Don't believe the critics

Even though I've read and enjoyed all of Faulk's other books I took a pass on "On Green Dolphin Street" when it first came out because of the mediocre reviews. Fortunately I happened to pick it up in the library and was so enchanted by the first two pages that I dropped everything else I was reading to finish it. Of all Faulks books I think it is best, if only for the fact it doesn't have all those distracting sub-plots like the grand-daughter in Birdsong and Charlotte's relationship with her father in Charlotte Gray. Mary van der Linden finds herself at age 40 with an alcoholic husband, two children who must be packed off to boarding school, a terminally ill mother and the attentions of an interesting newspaper reporter. How does she take care of everyone else and still be able to save herself? Faulk's writing is beautiful picking out wonderful details of life in the balance between the Eisenhower and Kennedy administrations. Frank and Mary make love with their words as much with their bodies. The scenes in which Mary and Frank try to keep their hands off one another are so filled with sexual tension you don't know whether to laugh or cry for them. Other scenes throughout the book are brilliant facets of a perfect gem. To be sure Faulks hasn't let go completely of his war stories. Both Frank and Mary's husband Charlie are scarred by their wartime experiences and still find themselves to soldiers of a sort in the Cold War.

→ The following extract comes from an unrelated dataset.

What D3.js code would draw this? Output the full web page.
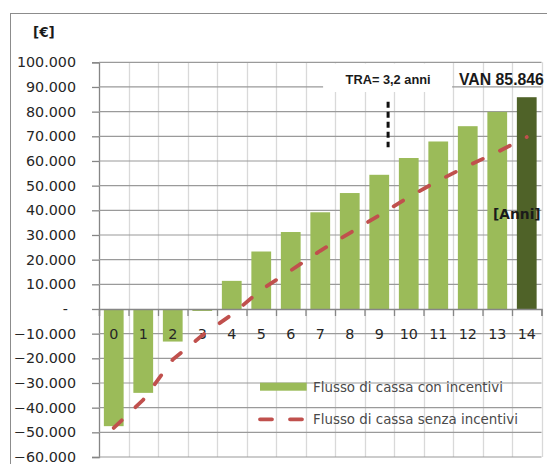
<!DOCTYPE html>
<html>
<head>
<meta charset="utf-8">
<script src="https://cdn.jsdelivr.net/npm/d3@7"></script>
<style>
  html, body { margin: 0; padding: 0; background: #fff; }
  svg { display: block; }
</style>
</head>
<body>
<svg id="chart" width="547" height="464"></svg>
<script>
// Cash flow over the plant lifetime (cumulative, €)
const years = ["0","1","2","3","4","5","6","7","8","9","10","11","12","13","14"];
const flowWithIncentives = [-47500, -34000, -13200, -800, 11400, 23300, 31200, 39200, 47000, 54400, 61200, 67900, 74100, 79900, 85846];
const flowWithoutIncentives = [-48200, -36800, -20500, -10700, -2300, 7800, 15600, 23600, 30800, 38000, 45400, 52000, 58000, 63600, 69700];
const yTicks = [-60000, -50000, -40000, -30000, -20000, -10000, 0, 10000, 20000, 30000, 40000, 50000, 60000, 70000, 80000, 90000, 100000];
const seriesNames = ["Flusso di cassa con incentivi", "Flusso di cassa senza incentivi"];
const paybackLabel = "TRA= 3,2 anni";
const npvLabel = "VAN 85.846";

const svg = d3.select("#chart");
const plot = { left: 99, right: 541.5, top: 62.3, bottom: 457 };

const x = d3.scaleBand().domain(years).range([plot.left, plot.right])
  .paddingInner(0.33).paddingOuter(0.165);
const xPos = d3.scaleLinear().domain([0, years.length]).range([plot.left, plot.right]);
const y = d3.scaleLinear().domain([-60000, 100000]).range([plot.bottom, plot.top]);

const it = d3.formatLocale({ decimal: ",", thousands: ".", grouping: [3], currency: ["€", ""] });
const fmt = it.format(",.0f");
const tickText = v => v === 0 ? "-" : fmt(v);

const axisColor = "#868686";
const gridColor = "#d9d9d9";
const green = "#9bbb59";
const darkGreen = "#4f6228";
const red = "#c0504d";

// outer chart frame
svg.append("rect")
  .attr("x", 10.5).attr("y", 13.5).attr("width", 545).attr("height", 470)
  .attr("fill", "none").attr("stroke", "#8c8c8c").attr("stroke-width", 1);

// vertical gridlines at category boundaries
svg.append("g").selectAll("line")
  .data(d3.range(1, years.length + 1))
  .join("line")
  .attr("x1", d => Math.round(xPos(d)) + 0.5).attr("x2", d => Math.round(xPos(d)) + 0.5)
  .attr("y1", plot.top).attr("y2", plot.bottom)
  .attr("stroke", gridColor).attr("stroke-width", 1.3);

// horizontal gridlines + y axis
const yAxis = d3.axisLeft(y).tickValues(yTicks).tickFormat(tickText)
  .tickSize(7).tickPadding(16);
const yg = svg.append("g").attr("transform", `translate(${plot.left},0)`).call(yAxis);
yg.select(".domain").attr("stroke", axisColor).attr("stroke-width", 1.3);
yg.selectAll(".tick line").attr("stroke", axisColor).attr("stroke-width", 1.3);
yg.selectAll(".tick text")
  .attr("fill", "#262626")
  .style("font-family", "'DejaVu Sans', sans-serif")
  .style("font-size", "14.3px")
  .attr("dx", d => d === 0 ? -8 : 0);
svg.append("g").selectAll("line")
  .data(yTicks.filter(v => v !== 0))
  .join("line")
  .attr("x1", plot.left).attr("x2", plot.right)
  .attr("y1", d => y(d)).attr("y2", d => y(d))
  .attr("stroke", "#9a9a9a").attr("stroke-width", 1.2);

// bars
svg.append("g").selectAll("rect")
  .data(years.map((yr, i) => ({ yr, v: flowWithIncentives[i], last: i === years.length - 1 })))
  .join("rect")
  .attr("x", d => x(d.yr))
  .attr("width", x.bandwidth())
  .attr("y", d => y(Math.max(0, d.v)))
  .attr("height", d => Math.abs(y(d.v) - y(0)))
  .attr("fill", d => d.last ? darkGreen : green);

// x axis on the zero line
const xAxis = d3.axisBottom(xPos).tickValues(d3.range(0, years.length + 1)).tickSize(7).tickFormat("");
const xg = svg.append("g").attr("transform", `translate(0,${y(0)})`).call(xAxis);
xg.select(".domain").attr("stroke", axisColor).attr("stroke-width", 1.3);
xg.selectAll(".tick line").attr("stroke", axisColor).attr("stroke-width", 1.3);

// category labels
svg.append("g").selectAll("text")
  .data(years)
  .join("text")
  .attr("x", d => x(d) + x.bandwidth() / 2)
  .attr("y", y(0) + 30)
  .attr("text-anchor", "middle")
  .attr("fill", "#262626")
  .style("font-family", "'DejaVu Sans', sans-serif")
  .style("font-size", "14.3px")
  .text(d => d);

// cash flow without incentives
const line = d3.line()
  .x((d, i) => x(years[i]) + x.bandwidth() / 2)
  .y(d => y(d));
svg.append("path")
  .datum(flowWithoutIncentives)
  .attr("d", line)
  .attr("fill", "none")
  .attr("stroke", red)
  .attr("stroke-width", 3.8)
  .attr("stroke-linecap", "round")
  .attr("stroke-dasharray", "11,19");

// legend
const lg = svg.append("g").style("font-family", "'DejaVu Sans', sans-serif").style("font-size", "13.4px");
lg.append("rect").attr("x", 260).attr("y", 382.7).attr("width", 46.7).attr("height", 8).attr("fill", green);
lg.append("text").attr("x", 313).attr("y", 392).attr("fill", "#4a4a4a").text(seriesNames[0]);
lg.append("line").attr("x1", 260).attr("x2", 304).attr("y1", 419.3).attr("y2", 419.3)
  .attr("stroke", red).attr("stroke-width", 3.8).attr("stroke-linecap", "round")
  .attr("stroke-dasharray", "12,18");
lg.append("text").attr("x", 313).attr("y", 423.5).attr("fill", "#4a4a4a").text(seriesNames[1]);

// payback time annotation
const traX = xPos(9.8);
svg.append("rect").attr("x", traX - 65).attr("y", 63.5).attr("width", 129).attr("height", 28.5).attr("fill", "#fff");
svg.append("text")
  .attr("x", traX).attr("y", 84.3)
  .attr("text-anchor", "middle")
  .attr("fill", "#1a1a1a")
  .style("font-family", "'Liberation Sans Narrow', 'Liberation Sans', sans-serif")
  .style("font-weight", "bold")
  .style("font-size", "12.5px")
  .attr("textLength", 85).attr("lengthAdjust", "spacingAndGlyphs")
  .text(paybackLabel);
svg.append("line")
  .attr("x1", traX).attr("x2", traX)
  .attr("y1", 101.7).attr("y2", 147.3)
  .attr("stroke", "#111").attr("stroke-width", 3)
  .attr("stroke-dasharray", "6,4");

// net present value
svg.append("text")
  .attr("x", 459).attr("y", 85)
  .attr("fill", "#1a1a1a")
  .style("font-family", "'Liberation Sans', sans-serif")
  .style("font-weight", "bold")
  .style("font-size", "15.8px")
  .text(npvLabel);

// axis titles
svg.append("text")
  .attr("x", 33).attr("y", 36.5)
  .attr("fill", "#1a1a1a")
  .style("font-family", "'DejaVu Sans', sans-serif")
  .style("font-weight", "bold")
  .style("font-size", "13.5px")
  .text("[€]");
svg.append("text")
  .attr("x", 493).attr("y", 218.5)
  .attr("fill", "#1a1a1a")
  .style("font-family", "'DejaVu Sans', sans-serif")
  .style("font-weight", "bold")
  .style("font-size", "13.8px")
  .text("[Anni]");
</script>
</body>
</html>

But it's Mary's battle to decide between the two men she loves that kept me turning the pages right up until the end.

DONT MISS IT !!!!!!

Faulks is a virtuoso with language, he reminds me of the way Joe Satriani plays a guitar, the words just flow with a sweet harmony. Having read Faulk's French trilogy I wanted a bit of a change. This book is set with the Cold War encroaching on every American's life as opposed to either of the "great" wars of this centuary. The main character Mary is confronted by the greatest decision of her life, should she stay or go for the greener grass on the other side? A beautifully developed storyline with characters that ooze personality traits somewhat different from Faulk's other novels. A must read for those who like compelling fiction.